Records Fall at the Grand Mesa Ultra
By Trudy Berghauser, aid station coordinator
60K, 50 mile, and 100 mile trail run
July 28 & 29, 2012
Grand Mesa, Colorado
The temperatures in mid June passed the 100 degree mark. The usually bright blue skies were hazy with the smoke of distant wildfires. Every time our local volunteer fire department zoomed up Highway 65 toward Grand Mesa, race directors Phil Berghauser and Rick Schaefer and their enthusiastic volunteers would wonder if the Third Annual Grand Mesa Ultra would actually take place this year.
But the monsoons arrived early, bringing much needed rain to western Colorado. Race check-in saw runners and staff dodging rain drops and small hail stones. Puddles formed in the parking lot of the Grand Mesa Lodge and the pre-race dinner of pasta salad, Olathe sweet corn, and homemade cookies was consumed amidst the rain and mud.
The weather gods smiled on the event, with partly cloudy skies and cooler temperatures on race day. The usually vicious mosquitoes weren’t even too bad this year. Runners for all three distances headed off into the predawn darkness from the start at the Grand Mesa Lodge. They followed the rocky Crag Crest Trail to the spine of Grand Mesa. Lucky runners caught the sunrise at 11,200 feet. At the first aid station back at the lodge, Alex Johnson and Karl Shadduck were leading the 60K runners with Rick Gregory only minutes behind. Johnson gradually gained a lead throughout the race and would go on to win the 60K in 5:17, a new course record. Shadduck took second at 5:34 and Gregory finishing third at 5:48. Emma Lohr was the top women’s finisher and fifth overall with her women’s record of 6:08.

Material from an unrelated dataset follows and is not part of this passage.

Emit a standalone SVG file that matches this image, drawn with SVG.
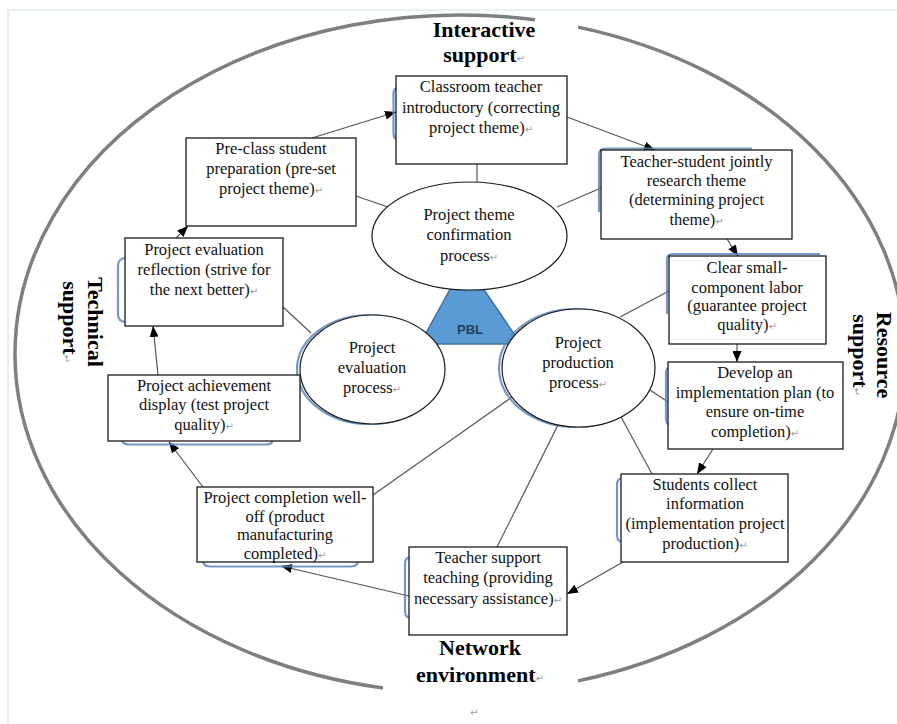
<svg xmlns="http://www.w3.org/2000/svg" width="897" height="724" viewBox="0 0 897 724">
  <defs>
    <marker id="ah" markerUnits="userSpaceOnUse" markerWidth="11" markerHeight="9" refX="11" refY="4.5" orient="auto">
      <path d="M0,0 L11,4.5 L0,9 z" fill="#000"/>
    </marker>
    <style>
      .frame { stroke:#d3ead3; stroke-width:1.2; fill:none }
      .outer { fill:none; stroke:#7f7f7f; stroke-width:3.5 }
      .box { fill:#fff; stroke:#1a1a1a; stroke-width:1.3 }
      .ell { fill:#fff; stroke:#1a1a1a; stroke-width:1.2 }
      .sh { fill:none; stroke:#5b86b8; stroke-width:2.2; opacity:.85 }
      .t { font-family:"Liberation Serif","Times New Roman",serif; font-size:16.5px; fill:#111; text-anchor:middle }
      .lbl { font-family:"Liberation Serif","Times New Roman",serif; font-weight:bold; font-size:22px; fill:#000; text-anchor:middle }
      .pm { font-family:"DejaVu Sans",sans-serif; font-size:10px; fill:#9a9a9a; font-weight:normal }
      .ln { stroke:#555; stroke-width:1.2; fill:none }
      .ar { marker-end:url(#ah) }
      .pbl { fill:#5b9bd5; stroke:#41719c; stroke-width:1.5 }
      .pbltxt { font-family:"Liberation Sans",Arial,sans-serif; font-weight:bold; font-size:13px; fill:#26425e; text-anchor:middle }
    </style>
  </defs>

  <rect width="897" height="724" fill="#fff"/>
  <!-- page frame -->
  <path class="frame" d="M8,724 V10 H897"/>

  <!-- outer support ring, open at top and bottom for labels -->
  <g id="ring">
    <path class="outer" d="M535,19.8 A445,339 0 0,0 15,354 A445,339 0 0,0 383,687.9"/>
    <path class="outer" d="M578,27.1 A445,339 0 0,1 905,354 A445,339 0 0,1 578,680.9"/>
  </g>

  <!-- ring labels -->
  <g id="label-interactive">
    <text class="lbl"><tspan x="484" y="37">Interactive</tspan><tspan x="484" y="62">support<tspan class="pm">↵</tspan></tspan></text>
  </g>
  <g id="label-technical" transform="translate(88,322) rotate(90)">
    <text class="lbl"><tspan x="0" y="0">Technical</tspan><tspan x="0" y="25">support<tspan class="pm">↵</tspan></tspan></text>
  </g>
  <g id="label-resource" transform="translate(877,355) rotate(90)">
    <rect x="-50" y="-18" width="100" height="48" fill="#fff"/>
    <text class="lbl"><tspan x="0" y="0">Resource</tspan><tspan x="0" y="24">support<tspan class="pm">↵</tspan></tspan></text>
  </g>
  <g id="label-network">
    <text class="lbl"><tspan x="480" y="655">Network</tspan><tspan x="480" y="682">environment<tspan class="pm">↵</tspan></tspan></text>
    <text class="pm" x="470" y="716">↵</text>
  </g>

  <!-- connectors -->
  <g id="connectors">
    <!-- process ellipses to step boxes -->
    <line class="ln" x1="477" y1="164" x2="477" y2="182"/>
    <line class="ln" x1="356" y1="196" x2="388" y2="207"/>
    <line class="ln" x1="557" y1="207" x2="601" y2="188"/>
    <line class="ln" x1="620" y1="317" x2="669" y2="291"/>
    <line class="ln" x1="650" y1="390" x2="668" y2="402"/>
    <line class="ln" x1="620" y1="415" x2="652" y2="474"/>
    <line class="ln" x1="558" y1="425" x2="497" y2="547"/>
    <line class="ln" x1="512" y1="397" x2="373" y2="495"/>
    <line class="ln" x1="283" y1="307" x2="311" y2="333"/>
    <!-- project cycle -->
    <line class="ln ar" x1="312" y1="138" x2="396" y2="112"/>
    <line class="ln ar" x1="567" y1="117" x2="655" y2="150"/>
    <line class="ln ar" x1="727" y1="239" x2="738" y2="256"/>
    <line class="ln ar" x1="737" y1="344" x2="737" y2="362"/>
    <line class="ln ar" x1="713" y1="449" x2="697" y2="474"/>
    <line class="ln ar" x1="623" y1="562" x2="567" y2="594"/>
    <line class="ln ar" x1="409" y1="596" x2="281" y2="566"/>
    <line class="ln ar" x1="203" y1="487" x2="169" y2="442"/>
    <line class="ln ar" x1="158" y1="375" x2="153" y2="326"/>
    <line class="ln ar" x1="176" y1="238" x2="188" y2="226"/>
  </g>

  <!-- PBL core -->
  <g id="pbl">
    <polygon class="pbl" points="465,262 420,344 521,344"/>
  </g>

  <!-- phase ellipses -->
  <g id="theme-process">
    <ellipse class="ell" cx="469.5" cy="236" rx="97.5" ry="54"/>
    <text class="t"><tspan x="469" y="220">Project theme</tspan><tspan x="469" y="240">confirmation</tspan><tspan x="469" y="261">process<tspan class="pm">↵</tspan></tspan></text>
  </g>
  <g id="evaluation-process">
    <ellipse class="sh" cx="369.5" cy="369.5" rx="72.5" ry="54.5"/>
    <ellipse class="ell" cx="372.5" cy="369.5" rx="72.5" ry="54.5"/>
    <text class="t"><tspan x="372" y="353">Project</tspan><tspan x="372" y="373">evaluation</tspan><tspan x="372" y="393">process<tspan class="pm">↵</tspan></tspan></text>
  </g>
  <g id="production-process">
    <ellipse class="sh" cx="575.5" cy="368" rx="76.5" ry="59"/>
    <ellipse class="ell" cx="578.5" cy="368" rx="76.5" ry="59"/>
    <text class="t"><tspan x="578" y="348">Project</tspan><tspan x="578" y="368">production</tspan><tspan x="578" y="388">process<tspan class="pm">↵</tspan></tspan></text>
  </g>
  <g id="pbl-label">
    <text class="pbltxt" x="470" y="334">PBL</text>
  </g>

  <!-- step boxes -->
  <g id="step-classroom-intro">
    <path class="sh" d="M400,87 Q393.5,87 393.5,94 V133 Q393.5,140 400,140"/>
    <rect class="box" x="396" y="76" width="171" height="88"/>
    <text class="t"><tspan x="481" y="92">Classroom teacher</tspan><tspan x="481" y="113">introductory (correcting</tspan><tspan x="481" y="133">project theme)<tspan class="pm">↵</tspan></tspan></text>
  </g>
  <g id="step-preclass">
    <rect class="box" x="186" y="138" width="170" height="88"/>
    <text class="t"><tspan x="271" y="154">Pre-class student</tspan><tspan x="271" y="174">preparation (pre-set</tspan><tspan x="271" y="194">project theme)<tspan class="pm">↵</tspan></tspan></text>
  </g>
  <g id="step-joint-research">
    <path class="sh" d="M599,212 V155 Q599,148.5 606,148.5 H752"/>
    <rect class="box" x="601" y="150" width="191" height="89"/>
    <text class="t"><tspan x="696.5" y="167">Teacher-student jointly</tspan><tspan x="696.5" y="186">research theme</tspan><tspan x="696.5" y="205">(determining project</tspan><tspan x="696.5" y="225">theme)<tspan class="pm">↵</tspan></tspan></text>
  </g>
  <g id="step-division">
    <path class="sh" d="M667,314 V260 Q667,254 673,254 H820"/>
    <rect class="box" x="669" y="256" width="157" height="88"/>
    <text class="t"><tspan x="747" y="273">Clear small-</tspan><tspan x="747" y="293">component labor</tspan><tspan x="747" y="311">(guarantee project</tspan><tspan x="747" y="330">quality)<tspan class="pm">↵</tspan></tspan></text>
  </g>
  <g id="step-plan">
    <path class="sh" d="M671,367 Q666,367 666,373 V419 Q666,425 671,425"/>
    <rect class="box" x="668" y="362" width="175" height="87"/>
    <text class="t"><tspan x="755" y="378">Develop an</tspan><tspan x="755" y="398">implementation plan (to</tspan><tspan x="755" y="417">ensure on-time</tspan><tspan x="755" y="437">completion)<tspan class="pm">↵</tspan></tspan></text>
  </g>
  <g id="step-collect">
    <path class="sh" d="M623,478 Q617,478 617,485 V535 Q617,542 623,542"/>
    <rect class="box" x="621" y="474" width="167" height="88"/>
    <text class="t"><tspan x="705" y="490">Students collect</tspan><tspan x="705" y="509">information</tspan><tspan x="705" y="529">(implementation project</tspan><tspan x="705" y="549">production)<tspan class="pm">↵</tspan></tspan></text>
  </g>
  <g id="step-teacher-support">
    <path class="sh" d="M411,557 Q405,557 405,564 V611 Q405,618 411,618"/>
    <rect class="box" x="409" y="547" width="158" height="88"/>
    <text class="t"><tspan x="488" y="563">Teacher support</tspan><tspan x="488" y="583">teaching (providing</tspan><tspan x="488" y="604">necessary assistance)<tspan class="pm">↵</tspan></tspan></text>
  </g>
  <g id="step-completion">
    <path class="sh" d="M203,560 Q203,566.5 210,566.5 H351 Q358,566.5 358,560"/>
    <rect class="box" x="197" y="487" width="176" height="75"/>
    <text class="t"><tspan x="285" y="503">Project completion well-</tspan><tspan x="285" y="522">off (product</tspan><tspan x="285" y="540">manufacturing</tspan><tspan x="285" y="559">completed)<tspan class="pm">↵</tspan></tspan></text>
  </g>
  <g id="step-display">
    <path class="sh" d="M122,439 Q122,444.5 129,444.5 H266 Q273,444.5 273,439"/>
    <rect class="box" x="108" y="375" width="192" height="66"/>
    <text class="t"><tspan x="204" y="391">Project achievement</tspan><tspan x="204" y="410">display (test project</tspan><tspan x="204" y="430">quality)<tspan class="pm">↵</tspan></tspan></text>
  </g>
  <g id="step-reflection">
    <path class="sh" d="M126,258 Q118,258 118,266 V314 Q118,322 126,322"/>
    <rect class="box" x="125" y="238" width="158" height="88"/>
    <text class="t"><tspan x="204" y="255">Project evaluation</tspan><tspan x="204" y="275">reflection (strive for</tspan><tspan x="204" y="295">the next better)<tspan class="pm">↵</tspan></tspan></text>
  </g>
</svg>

After leaving the Grand Mesa Lodge Aid Station, the runners journeyed toward Grandby Lakes on a “road” that has been described as “a bunch of rocks with a little dirt thrown in between them”. After the Grandbys, the runners continued on to Flowing Park, the turn-around point for the 60K. The 50 and 100 milers continued on to Indian Point, a 14-mile loop of open meadows with spectacular views of the Gunnison River Valley, the Uncompahgre Plateau, and the San Juan Mountain. In the 50-mile run, Duncan Callahan and Troy Howard ran a close race and were neck-and-neck through Indian Point and Flowing Park. Callahan gained the lead on his way to the finish, winning the 50 with a time of 7:20, a new course record. Howard finished a strong second with 7:35. Melanie Fryar was third overall and the top women’s finisher at 8:20. This is a new women’s record.
While the 60K and 50 milers were headed back to friends, family, comfy chairs, and cold beers at the finish, the 100 milers had many long, rough miles ahead of them. After receiving cheers, refreshments, and free Cds by the David Starr Band (thanks for being a sponsor, David!) at the Carson Lake Aid Station, the runners descended into the heat of Kannah Creek. After a rough nine miles of rocky twists and turns, the runners entered “The Moo-tivation Station” aka Kannah Creek Aid Station. Then came the crux of the race - the 4,000 foot climb back to the top of the Mesa. Following the ascent, the runners caught a break as they traveled the nearly level roads to Land’s End and Anderson Lakes Aid Stations. After a shorter descent to Mesa Lakes and the climb back up “Kill Phil Hill” (yes…it is named for the race director), the trail wound around lakes and through meadows back to Carson Lake and eventually to the finish.
Michael Carson held the lead through the first part of the race. He missed a turn headed to Carson Lake and Jeremy Bradford moved to the front. Bradford extended his lead as the race progressed, finishing at 20:33, shattering the previous course record of 23:26. Carson ran a great race, finishing second with 21:34. Bryce Astill took third with 23:48.
“If you’re looking for a challenge, this is where you’re going to get it,” said Dale Hawkins after completing his second successful finish of the 100 mile course. Out of 22 starters, only 9 racers completed the 100 mile run this year. No women have completed the course (yet!).
When asked more about the race, Hawkins continued, “It was challenging. It was hard. Some of the trails are primitive with some tricky marking. The aid station volunteers were fantastic and went above and beyond. I can’t say enough about the beauty of the course.”
I am fortunate as the aid station coordinator to experience this event with my family and my friends. I get to see amazing things and meet wonderful people. But I think the high point of this year was to see a group of 30 to 40 runners, crew members, and race staff gather together as a community as 72-year old Hans-Dieter Weisshaar crossed the 100-mile finish with a twinkle in his eye and a smile on his face. He hugged his wife, Susi, first, but then proceeded to hug everyone else. Hans, you rock!
To all of the runners, crews, and family…it was great to meet you. I hope to see you again.
To all of the volunteers…I love you guys! Couldn’t do it without you.
To our ham radio operators….thanks for keeping everyone safe and smiling!
To my husband, the race director…You are absolutely nuts for doing this. (When’s next year’s race?)